Was kostet ein Knöllchen?

  • Das hängt vom jeweiligen Verstoß ab: Für kleinere Verfehlungen im Straßenverkehr gibt es ein Verwarnungsgeld von 5 bis 55 Euro. Anders als bei Bußgeldern, fallen im Verwarnungsverfahren auch keine zusätzlichen Verwaltungsgebühren in Höhe von 28,50 Euro an. Kommt zum Falschparken allerdings eine Behinderung oder Gefährdung hinzu, wird ein Bußgeld von 80 bzw. 90 Euro fällig und es wird ein Punkt in Flensburg eingetragen. 

Wer darf Strafzettel ausstellen?

  • Im öffentlichen Parkraum dürfen nur Ordnungsbehörden, etwa die Polizei oder das Ordnungsamt, Knöllchen verteilen. Aber Vorsicht: Nicht zu verwechseln ist dies mit der Verfolgung von Parkverstößen auf Privatgelände: Auf privaten Parkplätzen können sogenannte Parkraumbewirtschafter Vertragsstrafenverhängen, hierbei handelt es sich um Firmen ohne staatliche Befugnisse.

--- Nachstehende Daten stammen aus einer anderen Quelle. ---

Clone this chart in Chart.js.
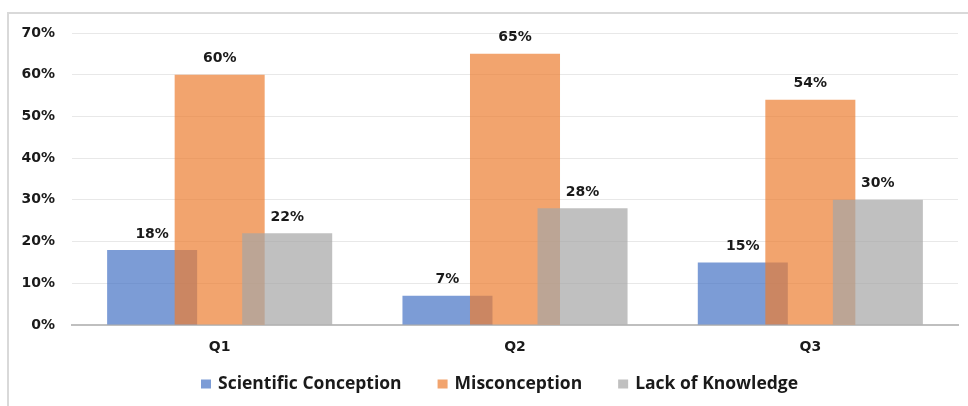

Was passiert, wenn Sie nicht zahlen?

  • Die Verwarnung kommt entweder mit der Post nach Hause oder Sie finden das Knöllchen direkt am Auto unter dem Scheibenwischer. Mit der fristgerechten Zahlung des Verwarnungsgeldes können Sie das Verfahren einfach und ohne zusätzliche Kosten beenden. In diesem Fall müssen Sie den Betrag vollständig und innerhalb der gesetzten Frist von meistens einer Woche bezahlen. Wenn Sie die Verwarnung nicht oder zu spät bezahlen, wird ein kostenpflichtiges Bußgeldverfahren eingeleitet.